Por amor fue que una vez me atreví a escribir mi primer poema. Y, claro, como bien deduces se lo dediqué a Ella. Fue ese momento prodigioso el que me hizo esforzarme porque la letra se viera bien. Ensayar la caligrafía fue para mí un verdadero acto de amor. Pero la creatividad no siempre me acompañaba, así que a falta de musas etéreas procuraba alimentar la vena poética escuchando bellas canciones de Joan Manuel Serrat. Y así, poco a poco, desarrollé algunas estrategias para ir dándole acomodo a los sentimientos a través de la palabra escrita, montando las palabras en el ritmo de una canción. Lo demás vino solo, fue algo como simplemente dejarse llevar…

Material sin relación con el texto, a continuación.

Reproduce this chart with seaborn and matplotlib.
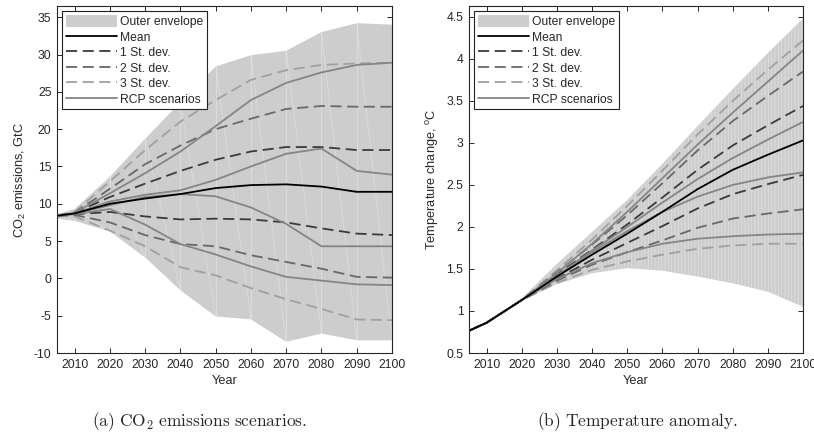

Los papeles se acumulaban porque mientras hubiera palabras desbordadas era posible hilar poemas, tejer sentimientos y bordar los textos en cualquier hoja de cuaderno. Tantas cosas escritas terminan por salirse de su refugio, reclaman impacientes la voz que les de vida, porque un texto escrito a fuego no merece quedarse sumido en el fondo oscuro del silencio, es pertinente darle un tiempo y una voz para que decante su origen y su razón. Quizá por eso fue que un día en Clase de Español, la maestra Imelda Luna solicitó nuestros cuadernos para revisar algún trabajo. Uno a uno fuimos pasando a dejarlos abiertos de par en par, de la misma manera en que se abren las puertas y las ventanas de la casa a un amigo y dejamos que se sienta a gusto en eso que llamamos nuestro hogar. Y es que eso era efectivamente ese cuaderno de Español: era hogar de mis hojas sueltas y huidizas que fueron escritas para Ella, pero que siempre terminaban dobladas a la espera de que llegara el día en que me atreviera a enviarlas de manera puntual. El caso fue que la maestra revisó cada cuaderno apilado en su escritorio, y conforme iba cumpliendo con su obligación de calificar nos iba nombrando para que pasáramos a recibirlo de manos de ella. Todo eso para mí era rutinario, sabía que era el protocolo cotidiano de su clase… salvo que ese día la maestra fue la primera que descubrió lo que mi cuaderno ocultaba y me lo hizo notar.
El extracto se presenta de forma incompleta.